## start
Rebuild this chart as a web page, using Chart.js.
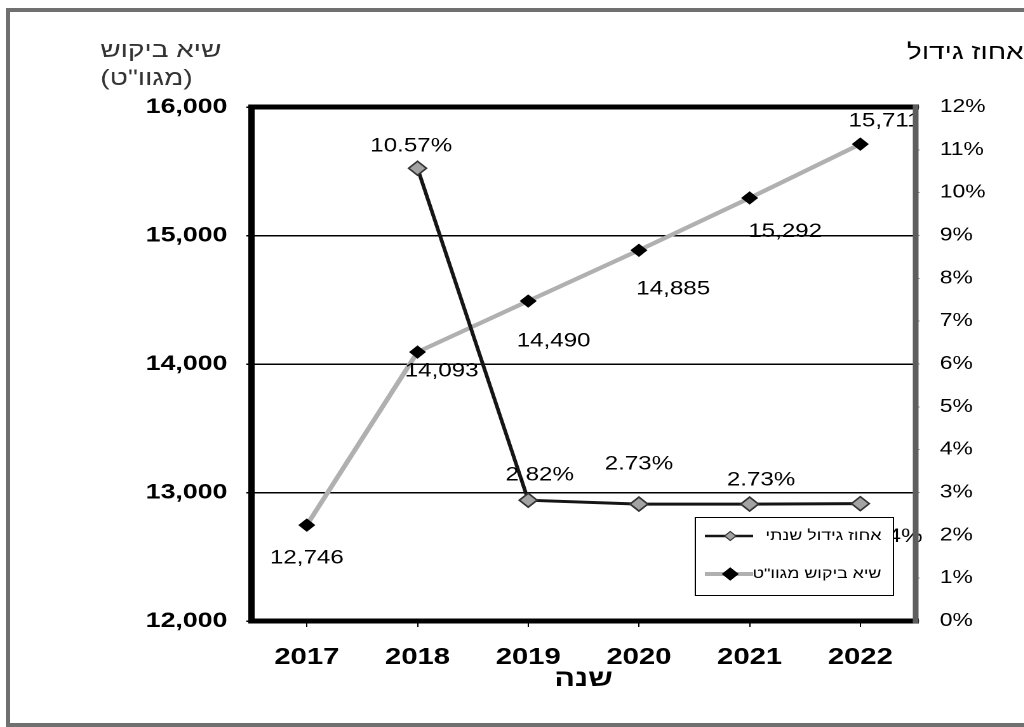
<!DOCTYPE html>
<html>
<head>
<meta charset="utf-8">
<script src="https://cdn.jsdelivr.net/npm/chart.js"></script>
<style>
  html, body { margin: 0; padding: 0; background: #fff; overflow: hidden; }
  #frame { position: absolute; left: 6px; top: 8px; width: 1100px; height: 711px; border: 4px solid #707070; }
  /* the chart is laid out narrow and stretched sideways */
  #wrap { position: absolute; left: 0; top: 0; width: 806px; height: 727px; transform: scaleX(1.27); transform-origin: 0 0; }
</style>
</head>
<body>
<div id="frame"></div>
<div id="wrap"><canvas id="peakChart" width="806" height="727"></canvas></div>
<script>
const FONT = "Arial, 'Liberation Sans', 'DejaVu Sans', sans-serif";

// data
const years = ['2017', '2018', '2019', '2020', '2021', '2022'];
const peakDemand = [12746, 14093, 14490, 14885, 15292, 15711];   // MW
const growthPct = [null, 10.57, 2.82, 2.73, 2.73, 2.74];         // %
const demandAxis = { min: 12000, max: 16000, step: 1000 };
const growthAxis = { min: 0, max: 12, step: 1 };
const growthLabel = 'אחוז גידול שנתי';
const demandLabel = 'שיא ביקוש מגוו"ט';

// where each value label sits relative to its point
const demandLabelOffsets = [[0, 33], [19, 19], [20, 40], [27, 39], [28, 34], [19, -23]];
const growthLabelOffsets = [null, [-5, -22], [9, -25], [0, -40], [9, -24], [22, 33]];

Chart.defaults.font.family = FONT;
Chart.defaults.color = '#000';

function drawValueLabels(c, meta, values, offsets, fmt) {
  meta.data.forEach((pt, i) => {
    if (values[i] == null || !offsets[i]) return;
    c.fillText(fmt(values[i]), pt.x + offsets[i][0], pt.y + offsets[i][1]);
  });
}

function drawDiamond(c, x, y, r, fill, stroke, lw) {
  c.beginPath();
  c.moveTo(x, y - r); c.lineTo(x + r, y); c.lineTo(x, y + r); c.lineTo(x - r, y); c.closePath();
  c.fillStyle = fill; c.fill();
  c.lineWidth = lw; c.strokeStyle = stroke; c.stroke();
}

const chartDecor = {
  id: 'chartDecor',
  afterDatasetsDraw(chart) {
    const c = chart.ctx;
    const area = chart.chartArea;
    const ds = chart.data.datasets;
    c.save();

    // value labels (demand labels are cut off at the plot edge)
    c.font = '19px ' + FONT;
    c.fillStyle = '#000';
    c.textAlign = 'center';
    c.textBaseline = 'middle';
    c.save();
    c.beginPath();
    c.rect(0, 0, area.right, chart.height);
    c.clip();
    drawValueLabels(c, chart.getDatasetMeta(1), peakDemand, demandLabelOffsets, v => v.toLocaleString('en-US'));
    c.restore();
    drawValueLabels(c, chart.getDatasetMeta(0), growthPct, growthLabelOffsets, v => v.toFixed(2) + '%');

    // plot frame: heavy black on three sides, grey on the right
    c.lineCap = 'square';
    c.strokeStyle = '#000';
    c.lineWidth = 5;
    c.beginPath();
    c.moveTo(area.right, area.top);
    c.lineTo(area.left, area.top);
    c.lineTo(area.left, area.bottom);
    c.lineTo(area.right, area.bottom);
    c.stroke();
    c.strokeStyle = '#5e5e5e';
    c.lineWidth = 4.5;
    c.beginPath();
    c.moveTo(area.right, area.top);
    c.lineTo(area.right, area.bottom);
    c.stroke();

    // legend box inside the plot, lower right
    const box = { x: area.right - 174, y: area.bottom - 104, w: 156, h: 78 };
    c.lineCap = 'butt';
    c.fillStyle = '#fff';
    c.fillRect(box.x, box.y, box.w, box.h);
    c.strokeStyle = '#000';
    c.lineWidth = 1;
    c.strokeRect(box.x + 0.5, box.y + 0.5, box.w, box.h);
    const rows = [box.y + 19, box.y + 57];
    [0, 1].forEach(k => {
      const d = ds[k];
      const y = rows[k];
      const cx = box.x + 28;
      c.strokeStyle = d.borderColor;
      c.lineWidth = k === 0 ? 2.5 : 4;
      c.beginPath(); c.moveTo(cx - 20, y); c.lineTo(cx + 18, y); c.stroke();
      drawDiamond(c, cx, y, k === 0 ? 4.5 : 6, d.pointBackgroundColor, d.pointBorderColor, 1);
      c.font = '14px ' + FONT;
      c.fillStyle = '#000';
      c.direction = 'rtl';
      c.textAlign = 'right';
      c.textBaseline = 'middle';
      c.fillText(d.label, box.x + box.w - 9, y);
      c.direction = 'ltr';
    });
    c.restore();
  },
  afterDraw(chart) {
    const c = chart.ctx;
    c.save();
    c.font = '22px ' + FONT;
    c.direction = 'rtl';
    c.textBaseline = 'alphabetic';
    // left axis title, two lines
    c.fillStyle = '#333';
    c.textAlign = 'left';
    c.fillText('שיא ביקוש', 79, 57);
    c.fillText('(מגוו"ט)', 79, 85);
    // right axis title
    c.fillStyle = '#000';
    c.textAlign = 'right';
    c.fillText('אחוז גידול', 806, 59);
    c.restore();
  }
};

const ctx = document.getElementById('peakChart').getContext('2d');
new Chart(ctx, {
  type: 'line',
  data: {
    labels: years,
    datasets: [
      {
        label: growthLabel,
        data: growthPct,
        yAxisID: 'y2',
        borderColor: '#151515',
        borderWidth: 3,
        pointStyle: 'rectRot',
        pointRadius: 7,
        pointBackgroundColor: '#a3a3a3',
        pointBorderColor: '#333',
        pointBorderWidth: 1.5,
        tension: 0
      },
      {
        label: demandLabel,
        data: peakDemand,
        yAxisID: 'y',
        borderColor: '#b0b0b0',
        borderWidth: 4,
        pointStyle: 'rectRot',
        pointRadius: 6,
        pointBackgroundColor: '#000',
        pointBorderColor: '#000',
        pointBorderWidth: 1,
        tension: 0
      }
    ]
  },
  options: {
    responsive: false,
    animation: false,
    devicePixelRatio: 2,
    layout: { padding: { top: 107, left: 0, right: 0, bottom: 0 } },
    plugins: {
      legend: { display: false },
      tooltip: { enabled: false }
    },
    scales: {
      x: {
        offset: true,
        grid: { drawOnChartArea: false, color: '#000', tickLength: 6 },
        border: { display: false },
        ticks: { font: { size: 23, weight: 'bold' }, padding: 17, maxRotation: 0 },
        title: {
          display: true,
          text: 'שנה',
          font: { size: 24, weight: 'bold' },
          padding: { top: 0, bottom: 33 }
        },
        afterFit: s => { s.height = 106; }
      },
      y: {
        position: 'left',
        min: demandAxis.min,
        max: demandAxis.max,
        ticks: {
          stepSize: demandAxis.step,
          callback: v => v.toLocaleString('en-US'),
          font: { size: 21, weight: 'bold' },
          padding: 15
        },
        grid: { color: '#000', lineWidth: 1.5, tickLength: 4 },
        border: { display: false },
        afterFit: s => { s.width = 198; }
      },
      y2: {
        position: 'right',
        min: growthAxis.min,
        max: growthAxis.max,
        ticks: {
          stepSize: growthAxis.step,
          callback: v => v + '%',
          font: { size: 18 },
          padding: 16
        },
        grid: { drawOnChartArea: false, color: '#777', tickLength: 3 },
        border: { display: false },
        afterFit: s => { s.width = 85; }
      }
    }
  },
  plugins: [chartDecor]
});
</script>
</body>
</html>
## end
SET TASK :: Copy out the whole listing exactly, and don't carry over any pictures.

EXERCISE SOLUTION ::
Rebuild this chart as a web page, using Chart.js.
<!DOCTYPE html>
<html>
<head>
<meta charset="utf-8">
<script src="https://cdn.jsdelivr.net/npm/chart.js"></script>
<style>
  html, body { margin: 0; padding: 0; background: #fff; overflow: hidden; }
  #frame { position: absolute; left: 6px; top: 8px; width: 1100px; height: 711px; border: 4px solid #707070; }
  /* the chart is laid out narrow and stretched sideways */
  #wrap { position: absolute; left: 0; top: 0; width: 806px; height: 727px; transform: scaleX(1.27); transform-origin: 0 0; }
</style>
</head>
<body>
<div id="frame"></div>
<div id="wrap"><canvas id="peakChart" width="806" height="727"></canvas></div>
<script>
const FONT = "Arial, 'Liberation Sans', 'DejaVu Sans', sans-serif";

// data
const years = ['2017', '2018', '2019', '2020', '2021', '2022'];
const peakDemand = [12746, 14093, 14490, 14885, 15292, 15711];   // MW
const growthPct = [null, 10.57, 2.82, 2.73, 2.73, 2.74];         // %
const demandAxis = { min: 12000, max: 16000, step: 1000 };
const growthAxis = { min: 0, max: 12, step: 1 };
const growthLabel = 'אחוז גידול שנתי';
const demandLabel = 'שיא ביקוש מגוו"ט';

// where each value label sits relative to its point
const demandLabelOffsets = [[0, 33], [19, 19], [20, 40], [27, 39], [28, 34], [19, -23]];
const growthLabelOffsets = [null, [-5, -22], [9, -25], [0, -40], [9, -24], [22, 33]];

Chart.defaults.font.family = FONT;
Chart.defaults.color = '#000';

function drawValueLabels(c, meta, values, offsets, fmt) {
  meta.data.forEach((pt, i) => {
    if (values[i] == null || !offsets[i]) return;
    c.fillText(fmt(values[i]), pt.x + offsets[i][0], pt.y + offsets[i][1]);
  });
}

function drawDiamond(c, x, y, r, fill, stroke, lw) {
  c.beginPath();
  c.moveTo(x, y - r); c.lineTo(x + r, y); c.lineTo(x, y + r); c.lineTo(x - r, y); c.closePath();
  c.fillStyle = fill; c.fill();
  c.lineWidth = lw; c.strokeStyle = stroke; c.stroke();
}

const chartDecor = {
  id: 'chartDecor',
  afterDatasetsDraw(chart) {
    const c = chart.ctx;
    const area = chart.chartArea;
    const ds = chart.data.datasets;
    c.save();

    // value labels (demand labels are cut off at the plot edge)
    c.font = '19px ' + FONT;
    c.fillStyle = '#000';
    c.textAlign = 'center';
    c.textBaseline = 'middle';
    c.save();
    c.beginPath();
    c.rect(0, 0, area.right, chart.height);
    c.clip();
    drawValueLabels(c, chart.getDatasetMeta(1), peakDemand, demandLabelOffsets, v => v.toLocaleString('en-US'));
    c.restore();
    drawValueLabels(c, chart.getDatasetMeta(0), growthPct, growthLabelOffsets, v => v.toFixed(2) + '%');

    // plot frame: heavy black on three sides, grey on the right
    c.lineCap = 'square';
    c.strokeStyle = '#000';
    c.lineWidth = 5;
    c.beginPath();
    c.moveTo(area.right, area.top);
    c.lineTo(area.left, area.top);
    c.lineTo(area.left, area.bottom);
    c.lineTo(area.right, area.bottom);
    c.stroke();
    c.strokeStyle = '#5e5e5e';
    c.lineWidth = 4.5;
    c.beginPath();
    c.moveTo(area.right, area.top);
    c.lineTo(area.right, area.bottom);
    c.stroke();

    // legend box inside the plot, lower right
    const box = { x: area.right - 174, y: area.bottom - 104, w: 156, h: 78 };
    c.lineCap = 'butt';
    c.fillStyle = '#fff';
    c.fillRect(box.x, box.y, box.w, box.h);
    c.strokeStyle = '#000';
    c.lineWidth = 1;
    c.strokeRect(box.x + 0.5, box.y + 0.5, box.w, box.h);
    const rows = [box.y + 19, box.y + 57];
    [0, 1].forEach(k => {
      const d = ds[k];
      const y = rows[k];
      const cx = box.x + 28;
      c.strokeStyle = d.borderColor;
      c.lineWidth = k === 0 ? 2.5 : 4;
      c.beginPath(); c.moveTo(cx - 20, y); c.lineTo(cx + 18, y); c.stroke();
      drawDiamond(c, cx, y, k === 0 ? 4.5 : 6, d.pointBackgroundColor, d.pointBorderColor, 1);
      c.font = '14px ' + FONT;
      c.fillStyle = '#000';
      c.direction = 'rtl';
      c.textAlign = 'right';
      c.textBaseline = 'middle';
      c.fillText(d.label, box.x + box.w - 9, y);
      c.direction = 'ltr';
    });
    c.restore();
  },
  afterDraw(chart) {
    const c = chart.ctx;
    c.save();
    c.font = '22px ' + FONT;
    c.direction = 'rtl';
    c.textBaseline = 'alphabetic';
    // left axis title, two lines
    c.fillStyle = '#333';
    c.textAlign = 'left';
    c.fillText('שיא ביקוש', 79, 57);
    c.fillText('(מגוו"ט)', 79, 85);
    // right axis title
    c.fillStyle = '#000';
    c.textAlign = 'right';
    c.fillText('אחוז גידול', 806, 59);
    c.restore();
  }
};

const ctx = document.getElementById('peakChart').getContext('2d');
new Chart(ctx, {
  type: 'line',
  data: {
    labels: years,
    datasets: [
      {
        label: growthLabel,
        data: growthPct,
        yAxisID: 'y2',
        borderColor: '#151515',
        borderWidth: 3,
        pointStyle: 'rectRot',
        pointRadius: 7,
        pointBackgroundColor: '#a3a3a3',
        pointBorderColor: '#333',
        pointBorderWidth: 1.5,
        tension: 0
      },
      {
        label: demandLabel,
        data: peakDemand,
        yAxisID: 'y',
        borderColor: '#b0b0b0',
        borderWidth: 4,
        pointStyle: 'rectRot',
        pointRadius: 6,
        pointBackgroundColor: '#000',
        pointBorderColor: '#000',
        pointBorderWidth: 1,
        tension: 0
      }
    ]
  },
  options: {
    responsive: false,
    animation: false,
    devicePixelRatio: 2,
    layout: { padding: { top: 107, left: 0, right: 0, bottom: 0 } },
    plugins: {
      legend: { display: false },
      tooltip: { enabled: false }
    },
    scales: {
      x: {
        offset: true,
        grid: { drawOnChartArea: false, color: '#000', tickLength: 6 },
        border: { display: false },
        ticks: { font: { size: 23, weight: 'bold' }, padding: 17, maxRotation: 0 },
        title: {
          display: true,
          text: 'שנה',
          font: { size: 24, weight: 'bold' },
          padding: { top: 0, bottom: 33 }
        },
        afterFit: s => { s.height = 106; }
      },
      y: {
        position: 'left',
        min: demandAxis.min,
        max: demandAxis.max,
        ticks: {
          stepSize: demandAxis.step,
          callback: v => v.toLocaleString('en-US'),
          font: { size: 21, weight: 'bold' },
          padding: 15
        },
        grid: { color: '#000', lineWidth: 1.5, tickLength: 4 },
        border: { display: false },
        afterFit: s => { s.width = 198; }
      },
      y2: {
        position: 'right',
        min: growthAxis.min,
        max: growthAxis.max,
        ticks: {
          stepSize: growthAxis.step,
          callback: v => v + '%',
          font: { size: 18 },
          padding: 16
        },
        grid: { drawOnChartArea: false, color: '#777', tickLength: 3 },
        border: { display: false },
        afterFit: s => { s.width = 85; }
      }
    }
  },
  plugins: [chartDecor]
});
</script>
</body>
</html>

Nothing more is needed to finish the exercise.